The artist Jeffrey Dalessandro ascribes more of a philosophy to the instrument than an aesthetic.
“Music is easy, music is everywhere,” Dalessandro said. “The success of sound is timing. The challenges of music are worldly — personalities, equipment, and space become impossible obstacles. But when creativity shifts from ‘what’ to ‘how,’ success becomes an ability to show up with empty pockets, to live off light and air and to be ready where you are with what you have, when you want.”
“For me it’s less about apps and more about the hardware and our intimacy with the hardware,” Sylvester paralleled. “We spend a lot of time holding our phones, and our phones experience us at our least self-conscious. So when it’s time to sing or record something, even if it’s just a voice memo, that comfort with the device creates a special sort of performance that’s not fraught with the studio-ish anxiety of getting it perfect. Vocal booths are a crime against singers.”
Philadelphia-based producer and DJ King Britt described to me in an email the sea change for his practice when he discovered apps like Animoog, Loopy, and NanoStudio a few years ago.
“With these tools, I was able to create high-quality ideas while on the plane, train, or car. It is so much fun,” King Britt told me in an email from Berlin. “I love the immediacy and limitations that these apps have. It makes you think of being more creative with less.
“I’ve got so many beats from going to and from a job. It’s something to sit in your studio and compose. However, composing in a public space, there’s a whole other energy there. Things become cinematic when you disjoint what you see from what you’re hearing. And so I’m hearing the beats I’m making while I’m watching everyone sort of suffer on the train trying to get to their job, and all that. A myriad of things can emerge.”
But even success like this eludes an agreed-upon benchmark, especially at a time in the culture industry when art and commerce are so intertwined.
“I’m not completely interested in success,” Dalessandro said. “So I keep at least my phone with me because it approximates a natural and immediate expression of musical ideas that can be shared and communicated as soon as they occur, when I want, to anybody. With phones, sound can travel faster than light.”
On a more practical level, incorporating cell phones into the musical fleet addresses the biggest open secret in rock ‘n’ roll: it’s 90 percent schlepping, just moving shit around.

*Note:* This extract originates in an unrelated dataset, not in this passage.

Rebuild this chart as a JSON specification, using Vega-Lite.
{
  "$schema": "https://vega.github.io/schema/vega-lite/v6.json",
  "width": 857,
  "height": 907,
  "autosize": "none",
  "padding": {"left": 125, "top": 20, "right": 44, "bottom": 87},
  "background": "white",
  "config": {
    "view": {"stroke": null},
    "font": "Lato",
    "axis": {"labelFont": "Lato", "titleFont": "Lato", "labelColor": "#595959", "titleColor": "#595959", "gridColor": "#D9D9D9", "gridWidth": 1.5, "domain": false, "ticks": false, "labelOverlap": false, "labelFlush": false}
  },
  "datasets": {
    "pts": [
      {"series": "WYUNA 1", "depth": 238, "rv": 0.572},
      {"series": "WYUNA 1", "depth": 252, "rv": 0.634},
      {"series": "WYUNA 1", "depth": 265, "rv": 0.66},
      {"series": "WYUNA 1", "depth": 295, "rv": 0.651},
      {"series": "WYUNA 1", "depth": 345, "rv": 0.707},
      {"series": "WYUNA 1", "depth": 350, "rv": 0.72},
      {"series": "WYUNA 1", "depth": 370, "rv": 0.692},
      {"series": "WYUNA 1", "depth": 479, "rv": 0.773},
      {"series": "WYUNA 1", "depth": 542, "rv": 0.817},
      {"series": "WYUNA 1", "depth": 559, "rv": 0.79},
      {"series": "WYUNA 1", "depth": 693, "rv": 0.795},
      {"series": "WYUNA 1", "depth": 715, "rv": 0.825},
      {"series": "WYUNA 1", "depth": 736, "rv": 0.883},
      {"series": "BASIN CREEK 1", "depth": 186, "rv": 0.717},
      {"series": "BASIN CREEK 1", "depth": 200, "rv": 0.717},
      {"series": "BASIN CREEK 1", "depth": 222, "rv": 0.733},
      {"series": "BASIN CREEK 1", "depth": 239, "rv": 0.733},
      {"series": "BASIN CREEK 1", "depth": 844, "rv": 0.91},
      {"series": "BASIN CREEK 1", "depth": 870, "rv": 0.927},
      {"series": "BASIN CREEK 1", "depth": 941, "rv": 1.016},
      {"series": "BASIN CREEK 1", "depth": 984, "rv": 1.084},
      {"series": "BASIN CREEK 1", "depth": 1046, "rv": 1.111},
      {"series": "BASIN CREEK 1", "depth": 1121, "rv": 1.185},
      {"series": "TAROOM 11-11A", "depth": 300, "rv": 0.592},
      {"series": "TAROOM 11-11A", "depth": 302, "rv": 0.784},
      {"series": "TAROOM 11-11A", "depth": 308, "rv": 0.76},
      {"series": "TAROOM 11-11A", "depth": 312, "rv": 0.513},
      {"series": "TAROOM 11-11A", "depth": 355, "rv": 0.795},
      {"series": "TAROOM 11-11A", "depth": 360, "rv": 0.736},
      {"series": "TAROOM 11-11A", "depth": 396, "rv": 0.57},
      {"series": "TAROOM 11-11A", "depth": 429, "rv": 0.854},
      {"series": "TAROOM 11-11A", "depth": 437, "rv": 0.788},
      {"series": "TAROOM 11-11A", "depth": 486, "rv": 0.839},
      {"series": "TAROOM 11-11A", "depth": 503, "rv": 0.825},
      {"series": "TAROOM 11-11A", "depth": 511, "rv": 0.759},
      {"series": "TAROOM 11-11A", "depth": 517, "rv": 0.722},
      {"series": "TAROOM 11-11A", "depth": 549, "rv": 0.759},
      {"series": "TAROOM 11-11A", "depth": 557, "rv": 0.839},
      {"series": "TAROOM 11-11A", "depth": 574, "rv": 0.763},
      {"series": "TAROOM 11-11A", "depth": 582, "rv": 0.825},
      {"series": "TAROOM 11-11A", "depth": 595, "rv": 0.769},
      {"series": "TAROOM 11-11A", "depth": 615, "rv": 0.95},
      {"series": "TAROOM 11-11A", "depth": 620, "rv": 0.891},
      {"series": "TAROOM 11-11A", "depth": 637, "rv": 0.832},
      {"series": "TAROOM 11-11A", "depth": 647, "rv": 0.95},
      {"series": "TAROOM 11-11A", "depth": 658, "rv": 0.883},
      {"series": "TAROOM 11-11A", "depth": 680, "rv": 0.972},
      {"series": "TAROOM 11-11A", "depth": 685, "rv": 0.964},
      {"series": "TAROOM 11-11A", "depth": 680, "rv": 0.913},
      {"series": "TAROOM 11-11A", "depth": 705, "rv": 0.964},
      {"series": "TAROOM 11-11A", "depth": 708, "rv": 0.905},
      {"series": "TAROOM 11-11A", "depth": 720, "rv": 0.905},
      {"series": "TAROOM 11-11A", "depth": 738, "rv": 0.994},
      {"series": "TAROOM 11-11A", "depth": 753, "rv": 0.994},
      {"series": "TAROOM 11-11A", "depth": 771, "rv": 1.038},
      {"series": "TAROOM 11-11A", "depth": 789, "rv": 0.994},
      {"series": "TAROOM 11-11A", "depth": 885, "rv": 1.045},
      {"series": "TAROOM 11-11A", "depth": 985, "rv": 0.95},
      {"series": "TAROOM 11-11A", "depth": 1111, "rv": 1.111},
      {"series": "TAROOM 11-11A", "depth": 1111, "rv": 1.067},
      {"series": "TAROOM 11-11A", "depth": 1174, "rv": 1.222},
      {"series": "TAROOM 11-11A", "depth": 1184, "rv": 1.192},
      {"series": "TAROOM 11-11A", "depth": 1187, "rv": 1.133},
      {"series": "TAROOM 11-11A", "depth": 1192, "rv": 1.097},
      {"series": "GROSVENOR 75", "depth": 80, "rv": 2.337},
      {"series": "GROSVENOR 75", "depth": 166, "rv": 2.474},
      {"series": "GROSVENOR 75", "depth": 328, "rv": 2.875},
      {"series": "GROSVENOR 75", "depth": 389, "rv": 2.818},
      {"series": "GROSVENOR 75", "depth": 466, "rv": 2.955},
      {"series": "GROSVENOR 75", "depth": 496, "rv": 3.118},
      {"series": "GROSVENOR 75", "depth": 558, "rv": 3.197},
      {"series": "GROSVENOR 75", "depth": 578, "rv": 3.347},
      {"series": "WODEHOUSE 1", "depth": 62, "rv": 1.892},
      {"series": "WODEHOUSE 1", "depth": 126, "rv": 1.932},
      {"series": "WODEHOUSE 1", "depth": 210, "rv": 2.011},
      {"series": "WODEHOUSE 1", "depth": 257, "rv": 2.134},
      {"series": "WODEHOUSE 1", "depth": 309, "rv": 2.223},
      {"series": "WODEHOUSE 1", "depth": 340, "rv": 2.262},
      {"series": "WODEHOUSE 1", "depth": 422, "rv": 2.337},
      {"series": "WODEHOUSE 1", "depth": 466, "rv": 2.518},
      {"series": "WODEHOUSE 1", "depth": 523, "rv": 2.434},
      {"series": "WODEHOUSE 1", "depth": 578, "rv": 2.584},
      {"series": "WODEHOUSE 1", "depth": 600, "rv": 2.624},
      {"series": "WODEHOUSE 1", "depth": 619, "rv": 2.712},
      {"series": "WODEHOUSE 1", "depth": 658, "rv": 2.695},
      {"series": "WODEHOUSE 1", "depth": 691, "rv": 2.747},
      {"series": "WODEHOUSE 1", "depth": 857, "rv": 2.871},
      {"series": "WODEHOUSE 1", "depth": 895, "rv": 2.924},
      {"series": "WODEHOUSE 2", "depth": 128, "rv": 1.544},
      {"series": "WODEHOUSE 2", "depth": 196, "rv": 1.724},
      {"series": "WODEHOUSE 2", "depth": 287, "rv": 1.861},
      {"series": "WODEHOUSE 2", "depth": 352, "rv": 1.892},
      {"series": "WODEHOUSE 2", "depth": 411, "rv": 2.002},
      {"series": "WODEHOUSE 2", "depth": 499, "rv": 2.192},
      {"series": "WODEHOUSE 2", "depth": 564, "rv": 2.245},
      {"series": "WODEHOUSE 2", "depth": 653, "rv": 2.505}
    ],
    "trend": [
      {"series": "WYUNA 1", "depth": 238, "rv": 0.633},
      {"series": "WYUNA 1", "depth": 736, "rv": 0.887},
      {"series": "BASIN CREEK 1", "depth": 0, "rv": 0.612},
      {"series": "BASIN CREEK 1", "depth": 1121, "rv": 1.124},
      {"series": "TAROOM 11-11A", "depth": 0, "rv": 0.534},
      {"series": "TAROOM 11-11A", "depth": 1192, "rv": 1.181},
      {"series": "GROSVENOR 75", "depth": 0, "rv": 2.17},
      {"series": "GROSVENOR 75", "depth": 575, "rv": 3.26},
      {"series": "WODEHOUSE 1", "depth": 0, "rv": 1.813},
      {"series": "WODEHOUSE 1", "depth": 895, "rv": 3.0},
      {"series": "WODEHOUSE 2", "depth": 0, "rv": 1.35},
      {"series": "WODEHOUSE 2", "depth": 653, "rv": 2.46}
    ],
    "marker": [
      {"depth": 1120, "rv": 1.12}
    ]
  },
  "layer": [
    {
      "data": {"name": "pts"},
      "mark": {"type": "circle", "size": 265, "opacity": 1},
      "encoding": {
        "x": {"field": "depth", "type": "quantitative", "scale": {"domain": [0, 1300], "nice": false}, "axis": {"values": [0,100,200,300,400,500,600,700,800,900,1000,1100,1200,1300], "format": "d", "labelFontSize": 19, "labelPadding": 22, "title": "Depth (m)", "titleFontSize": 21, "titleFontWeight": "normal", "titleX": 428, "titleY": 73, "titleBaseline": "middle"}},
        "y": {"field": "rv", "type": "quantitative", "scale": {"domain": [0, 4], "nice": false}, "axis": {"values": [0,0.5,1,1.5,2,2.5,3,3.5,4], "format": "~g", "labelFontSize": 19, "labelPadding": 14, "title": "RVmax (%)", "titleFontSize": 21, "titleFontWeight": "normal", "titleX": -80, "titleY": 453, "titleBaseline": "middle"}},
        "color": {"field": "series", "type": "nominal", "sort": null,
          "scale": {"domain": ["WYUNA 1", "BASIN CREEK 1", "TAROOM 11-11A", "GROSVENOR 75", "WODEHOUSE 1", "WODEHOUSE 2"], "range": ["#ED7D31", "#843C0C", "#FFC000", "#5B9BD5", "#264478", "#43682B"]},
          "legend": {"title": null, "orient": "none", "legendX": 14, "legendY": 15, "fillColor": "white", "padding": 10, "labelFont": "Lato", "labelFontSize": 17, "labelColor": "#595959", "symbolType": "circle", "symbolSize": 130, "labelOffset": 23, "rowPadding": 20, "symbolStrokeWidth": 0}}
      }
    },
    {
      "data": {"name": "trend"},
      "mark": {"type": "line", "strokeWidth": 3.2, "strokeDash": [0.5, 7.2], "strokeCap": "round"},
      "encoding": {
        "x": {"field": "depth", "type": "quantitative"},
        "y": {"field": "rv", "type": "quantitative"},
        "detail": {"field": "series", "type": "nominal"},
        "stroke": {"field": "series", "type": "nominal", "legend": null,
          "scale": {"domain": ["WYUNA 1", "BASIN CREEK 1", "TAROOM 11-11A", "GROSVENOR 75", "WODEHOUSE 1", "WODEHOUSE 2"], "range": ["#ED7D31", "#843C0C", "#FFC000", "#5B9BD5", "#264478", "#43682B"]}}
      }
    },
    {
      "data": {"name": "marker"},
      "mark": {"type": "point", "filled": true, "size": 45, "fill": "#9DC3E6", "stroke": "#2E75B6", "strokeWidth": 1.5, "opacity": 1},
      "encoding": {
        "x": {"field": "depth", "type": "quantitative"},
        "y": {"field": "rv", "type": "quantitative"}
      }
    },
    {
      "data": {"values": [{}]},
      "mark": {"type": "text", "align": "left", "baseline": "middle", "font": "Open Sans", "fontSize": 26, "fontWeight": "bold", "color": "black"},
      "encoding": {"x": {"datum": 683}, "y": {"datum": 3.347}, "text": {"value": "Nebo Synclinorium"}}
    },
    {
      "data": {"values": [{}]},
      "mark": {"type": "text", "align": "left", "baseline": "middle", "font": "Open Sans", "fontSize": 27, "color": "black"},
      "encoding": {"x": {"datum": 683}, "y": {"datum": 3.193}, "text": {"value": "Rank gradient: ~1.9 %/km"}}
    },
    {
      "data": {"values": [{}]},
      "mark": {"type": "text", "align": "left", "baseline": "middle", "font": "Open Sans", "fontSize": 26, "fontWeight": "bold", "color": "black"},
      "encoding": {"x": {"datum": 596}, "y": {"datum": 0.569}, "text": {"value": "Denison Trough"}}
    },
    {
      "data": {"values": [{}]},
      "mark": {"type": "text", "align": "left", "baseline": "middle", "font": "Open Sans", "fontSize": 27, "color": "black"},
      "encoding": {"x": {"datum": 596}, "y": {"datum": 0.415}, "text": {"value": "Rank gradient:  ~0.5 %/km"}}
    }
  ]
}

“I had this catharsis when I turned 40,” Noecker told me, “that, I don’t want to be in a band, I don’t want to be moving all this gear, I don’t want to be carrying all this shit around with me. It was just the seed of a thought that I planted and then manifested with that, sure enough, I manifested through that accidental show at Zebulon, and the next night at Secret Project Robot.”
“There’s not a real consciousness of how many people are using apps and phones to make art and music and sound,” he added. “I’m not self-conscious about it, because I’ve got an arsenal of experience to inform the new media that I’m working with.”